- **WORK TO COMPLETE**
Produce an exact transcription of the listing below, omitting the pictures.

** Begin **

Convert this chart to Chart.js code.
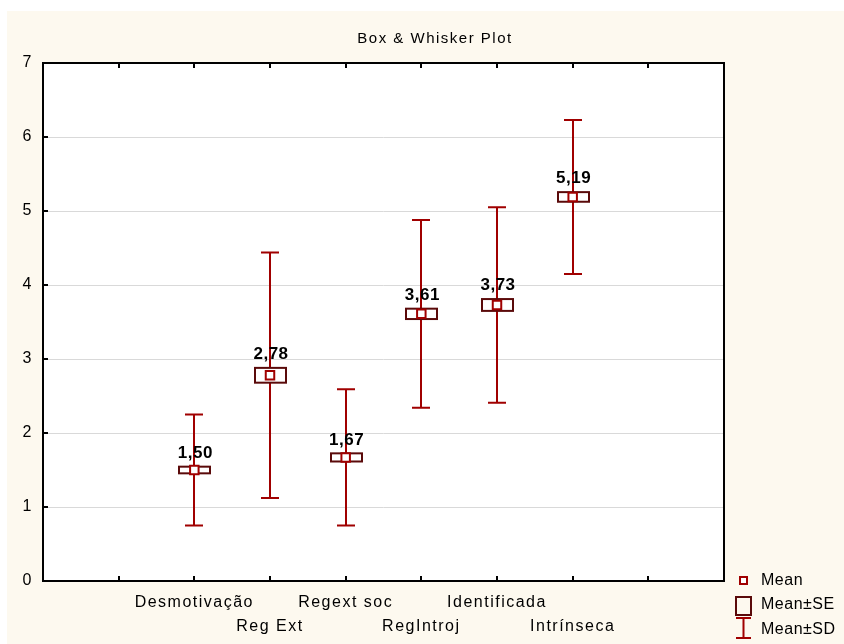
<!DOCTYPE html>
<html lang="pt">
<head>
  <meta charset="UTF-8" />
  <title>Box & Whisker Plot</title>
  <script src="https://cdn.jsdelivr.net/npm/chart.js"></script>
  <style>
    body { margin: 0; background: #fff; }
    #wrap { width: 844px; height: 644px; }
  </style>
</head>
<body>
<div id="wrap"><canvas id="chart" width="844" height="644"></canvas></div>
<script>
  const categories = ["Desmotivação", "Reg Ext", "Regext soc", "RegIntroj", "Identificada", "Intrínseca"];
  const positions = [2, 3, 4, 5, 6, 7];
  const means = [1.50, 2.78, 1.67, 3.61, 3.73, 5.19];
  const meanLabels = ["1,50", "2,78", "1,67", "3,61", "3,73", "5,19"];
  const se = [0.045, 0.10, 0.055, 0.07, 0.08, 0.065];
  const sd = [0.75, 1.66, 0.92, 1.27, 1.32, 1.04];
  const legendItems = ["Mean", "Mean±SE", "Mean±SD"];

  const FONT = "'Liberation Sans', Arial, sans-serif";
  const WHISKER = "#a00000";
  const BOX = "#5a0a0a";

  const boxPlugin = {
    id: "boxPlugin",
    beforeDraw(chart) {
      const ctx = chart.ctx, a = chart.chartArea;
      ctx.save();
      ctx.fillStyle = "#fdf9ef";
      ctx.fillRect(7, 11, chart.width - 7, chart.height - 11);
      ctx.fillStyle = "#fff";
      ctx.fillRect(a.left, a.top, a.right - a.left, a.bottom - a.top);
      ctx.restore();
      ctx.letterSpacing = "1.5px";
    },
    beforeDatasetsDraw(chart) {
      const ctx = chart.ctx, xs = chart.scales.x, ys = chart.scales.y;
      ctx.save();
      positions.forEach((p, i) => {
        const x = Math.round(xs.getPixelForValue(p));
        const top = ys.getPixelForValue(means[i] + sd[i]);
        const bot = ys.getPixelForValue(means[i] - sd[i]);
        ctx.strokeStyle = WHISKER;
        ctx.lineWidth = 2;
        ctx.beginPath();
        ctx.moveTo(x, top); ctx.lineTo(x, bot);
        ctx.moveTo(x - 9, top); ctx.lineTo(x + 9, top);
        ctx.moveTo(x - 9, bot); ctx.lineTo(x + 9, bot);
        ctx.stroke();
        const bt = ys.getPixelForValue(means[i] + se[i]);
        const bb = ys.getPixelForValue(means[i] - se[i]);
        ctx.fillStyle = "#fff";
        ctx.fillRect(x - 15, bt, 31, bb - bt);
        ctx.strokeStyle = BOX;
        ctx.strokeRect(x - 15, bt, 31, bb - bt);
      });
      ctx.restore();
    },
    afterDatasetsDraw(chart) {
      const ctx = chart.ctx, a = chart.chartArea, xs = chart.scales.x, ys = chart.scales.y;
      ctx.save();
      // frame + inward ticks
      ctx.strokeStyle = "#000";
      ctx.lineWidth = 2;
      ctx.strokeRect(a.left, a.top, a.right - a.left, a.bottom - a.top);
      ctx.beginPath();
      for (let v = 1; v < 9; v++) {
        const x = Math.round(xs.getPixelForValue(v));
        ctx.moveTo(x, a.top); ctx.lineTo(x, a.top + 5);
        ctx.moveTo(x, a.bottom); ctx.lineTo(x, a.bottom - 5);
      }
      for (let v = 1; v < 7; v++) {
        const y = Math.round(ys.getPixelForValue(v));
        ctx.moveTo(a.left, y); ctx.lineTo(a.left + 5, y);
      }
      ctx.stroke();
      // mean labels
      ctx.fillStyle = "#000";
      ctx.letterSpacing = "0.5px";
      ctx.font = "bold 17px " + FONT;
      ctx.textAlign = "center";
      ctx.textBaseline = "bottom";
      positions.forEach((p, i) => {
        const x = xs.getPixelForValue(p);
        const bt = ys.getPixelForValue(means[i] + se[i]);
        ctx.fillText(meanLabels[i], x + 1, bt - 5);
      });
      ctx.restore();
    },
    afterDraw(chart) {
      const ctx = chart.ctx;
      ctx.save();
      // title
      ctx.fillStyle = "#000";
      ctx.font = "15px " + FONT;
      ctx.textAlign = "center";
      ctx.textBaseline = "middle";
      ctx.fillText("Box & Whisker Plot", 435, 39);
      // legend
      ctx.letterSpacing = "0.5px";
      ctx.textAlign = "left";
      ctx.font = "16px " + FONT;
      const ly = [581, 605, 630];
      legendItems.forEach((t, i) => ctx.fillText(t, 761, ly[i]));
      ctx.lineWidth = 2;
      ctx.strokeStyle = WHISKER;
      ctx.fillStyle = "#fff";
      ctx.fillRect(740, 577, 7, 7);
      ctx.strokeRect(740, 577, 7, 7);
      ctx.strokeStyle = BOX;
      ctx.strokeRect(736, 597, 15, 18);
      ctx.strokeStyle = WHISKER;
      ctx.beginPath();
      ctx.moveTo(743.5, 618); ctx.lineTo(743.5, 638);
      ctx.moveTo(736, 618); ctx.lineTo(751, 618);
      ctx.moveTo(736, 638); ctx.lineTo(751, 638);
      ctx.stroke();
      ctx.restore();
      ctx.letterSpacing = "0px";
    }
  };

  new Chart(document.getElementById("chart"), {
    type: "scatter",
    data: {
      datasets: [{
        label: "Mean",
        data: positions.map((p, i) => ({ x: p, y: means[i] })),
        pointStyle: "rect",
        pointRadius: 6,
        pointHoverRadius: 6,
        borderColor: WHISKER,
        backgroundColor: "#fff",
        borderWidth: 2
      }]
    },
    options: {
      responsive: false,
      animation: false,
      events: [],
      layout: { padding: { left: 7, top: 63, right: 120, bottom: 0 } },
      plugins: { legend: { display: false }, title: { display: false }, tooltip: { enabled: false } },
      scales: {
        x: {
          type: "linear", min: 0, max: 9,
          afterFit: s => { s.height = 63; },
          grid: { display: false, drawTicks: false },
          border: { display: false },
          ticks: {
            stepSize: 1, autoSkip: false, maxRotation: 0, padding: 10,
            color: "#000", font: { family: FONT, size: 16, lineHeight: 1.5 },
            callback: v => {
              const i = positions.indexOf(v);
              if (i < 0) return "";
              return i % 2 === 0 ? categories[i] : ["", categories[i]];
            }
          }
        },
        y: {
          min: 0, max: 7,
          afterFit: s => { s.width = 36; },
          grid: { color: "#d9d9d9", lineWidth: 1, drawTicks: false },
          border: { display: false },
          ticks: { stepSize: 1, padding: 10, color: "#000", font: { family: FONT, size: 16 } }
        }
      }
    },
    plugins: [boxPlugin]
  });
</script>
</body>
</html>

** End **

- **RESPONSE TO THE EXERCISE**
Convert this chart to Chart.js code.
<!DOCTYPE html>
<html lang="pt">
<head>
  <meta charset="UTF-8" />
  <title>Box & Whisker Plot</title>
  <script src="https://cdn.jsdelivr.net/npm/chart.js"></script>
  <style>
    body { margin: 0; background: #fff; }
    #wrap { width: 844px; height: 644px; }
  </style>
</head>
<body>
<div id="wrap"><canvas id="chart" width="844" height="644"></canvas></div>
<script>
  const categories = ["Desmotivação", "Reg Ext", "Regext soc", "RegIntroj", "Identificada", "Intrínseca"];
  const positions = [2, 3, 4, 5, 6, 7];
  const means = [1.50, 2.78, 1.67, 3.61, 3.73, 5.19];
  const meanLabels = ["1,50", "2,78", "1,67", "3,61", "3,73", "5,19"];
  const se = [0.045, 0.10, 0.055, 0.07, 0.08, 0.065];
  const sd = [0.75, 1.66, 0.92, 1.27, 1.32, 1.04];
  const legendItems = ["Mean", "Mean±SE", "Mean±SD"];

  const FONT = "'Liberation Sans', Arial, sans-serif";
  const WHISKER = "#a00000";
  const BOX = "#5a0a0a";

  const boxPlugin = {
    id: "boxPlugin",
    beforeDraw(chart) {
      const ctx = chart.ctx, a = chart.chartArea;
      ctx.save();
      ctx.fillStyle = "#fdf9ef";
      ctx.fillRect(7, 11, chart.width - 7, chart.height - 11);
      ctx.fillStyle = "#fff";
      ctx.fillRect(a.left, a.top, a.right - a.left, a.bottom - a.top);
      ctx.restore();
      ctx.letterSpacing = "1.5px";
    },
    beforeDatasetsDraw(chart) {
      const ctx = chart.ctx, xs = chart.scales.x, ys = chart.scales.y;
      ctx.save();
      positions.forEach((p, i) => {
        const x = Math.round(xs.getPixelForValue(p));
        const top = ys.getPixelForValue(means[i] + sd[i]);
        const bot = ys.getPixelForValue(means[i] - sd[i]);
        ctx.strokeStyle = WHISKER;
        ctx.lineWidth = 2;
        ctx.beginPath();
        ctx.moveTo(x, top); ctx.lineTo(x, bot);
        ctx.moveTo(x - 9, top); ctx.lineTo(x + 9, top);
        ctx.moveTo(x - 9, bot); ctx.lineTo(x + 9, bot);
        ctx.stroke();
        const bt = ys.getPixelForValue(means[i] + se[i]);
        const bb = ys.getPixelForValue(means[i] - se[i]);
        ctx.fillStyle = "#fff";
        ctx.fillRect(x - 15, bt, 31, bb - bt);
        ctx.strokeStyle = BOX;
        ctx.strokeRect(x - 15, bt, 31, bb - bt);
      });
      ctx.restore();
    },
    afterDatasetsDraw(chart) {
      const ctx = chart.ctx, a = chart.chartArea, xs = chart.scales.x, ys = chart.scales.y;
      ctx.save();
      // frame + inward ticks
      ctx.strokeStyle = "#000";
      ctx.lineWidth = 2;
      ctx.strokeRect(a.left, a.top, a.right - a.left, a.bottom - a.top);
      ctx.beginPath();
      for (let v = 1; v < 9; v++) {
        const x = Math.round(xs.getPixelForValue(v));
        ctx.moveTo(x, a.top); ctx.lineTo(x, a.top + 5);
        ctx.moveTo(x, a.bottom); ctx.lineTo(x, a.bottom - 5);
      }
      for (let v = 1; v < 7; v++) {
        const y = Math.round(ys.getPixelForValue(v));
        ctx.moveTo(a.left, y); ctx.lineTo(a.left + 5, y);
      }
      ctx.stroke();
      // mean labels
      ctx.fillStyle = "#000";
      ctx.letterSpacing = "0.5px";
      ctx.font = "bold 17px " + FONT;
      ctx.textAlign = "center";
      ctx.textBaseline = "bottom";
      positions.forEach((p, i) => {
        const x = xs.getPixelForValue(p);
        const bt = ys.getPixelForValue(means[i] + se[i]);
        ctx.fillText(meanLabels[i], x + 1, bt - 5);
      });
      ctx.restore();
    },
    afterDraw(chart) {
      const ctx = chart.ctx;
      ctx.save();
      // title
      ctx.fillStyle = "#000";
      ctx.font = "15px " + FONT;
      ctx.textAlign = "center";
      ctx.textBaseline = "middle";
      ctx.fillText("Box & Whisker Plot", 435, 39);
      // legend
      ctx.letterSpacing = "0.5px";
      ctx.textAlign = "left";
      ctx.font = "16px " + FONT;
      const ly = [581, 605, 630];
      legendItems.forEach((t, i) => ctx.fillText(t, 761, ly[i]));
      ctx.lineWidth = 2;
      ctx.strokeStyle = WHISKER;
      ctx.fillStyle = "#fff";
      ctx.fillRect(740, 577, 7, 7);
      ctx.strokeRect(740, 577, 7, 7);
      ctx.strokeStyle = BOX;
      ctx.strokeRect(736, 597, 15, 18);
      ctx.strokeStyle = WHISKER;
      ctx.beginPath();
      ctx.moveTo(743.5, 618); ctx.lineTo(743.5, 638);
      ctx.moveTo(736, 618); ctx.lineTo(751, 618);
      ctx.moveTo(736, 638); ctx.lineTo(751, 638);
      ctx.stroke();
      ctx.restore();
      ctx.letterSpacing = "0px";
    }
  };

  new Chart(document.getElementById("chart"), {
    type: "scatter",
    data: {
      datasets: [{
        label: "Mean",
        data: positions.map((p, i) => ({ x: p, y: means[i] })),
        pointStyle: "rect",
        pointRadius: 6,
        pointHoverRadius: 6,
        borderColor: WHISKER,
        backgroundColor: "#fff",
        borderWidth: 2
      }]
    },
    options: {
      responsive: false,
      animation: false,
      events: [],
      layout: { padding: { left: 7, top: 63, right: 120, bottom: 0 } },
      plugins: { legend: { display: false }, title: { display: false }, tooltip: { enabled: false } },
      scales: {
        x: {
          type: "linear", min: 0, max: 9,
          afterFit: s => { s.height = 63; },
          grid: { display: false, drawTicks: false },
          border: { display: false },
          ticks: {
            stepSize: 1, autoSkip: false, maxRotation: 0, padding: 10,
            color: "#000", font: { family: FONT, size: 16, lineHeight: 1.5 },
            callback: v => {
              const i = positions.indexOf(v);
              if (i < 0) return "";
              return i % 2 === 0 ? categories[i] : ["", categories[i]];
            }
          }
        },
        y: {
          min: 0, max: 7,
          afterFit: s => { s.width = 36; },
          grid: { color: "#d9d9d9", lineWidth: 1, drawTicks: false },
          border: { display: false },
          ticks: { stepSize: 1, padding: 10, color: "#000", font: { family: FONT, size: 16 } }
        }
      }
    },
    plugins: [boxPlugin]
  });
</script>
</body>
</html>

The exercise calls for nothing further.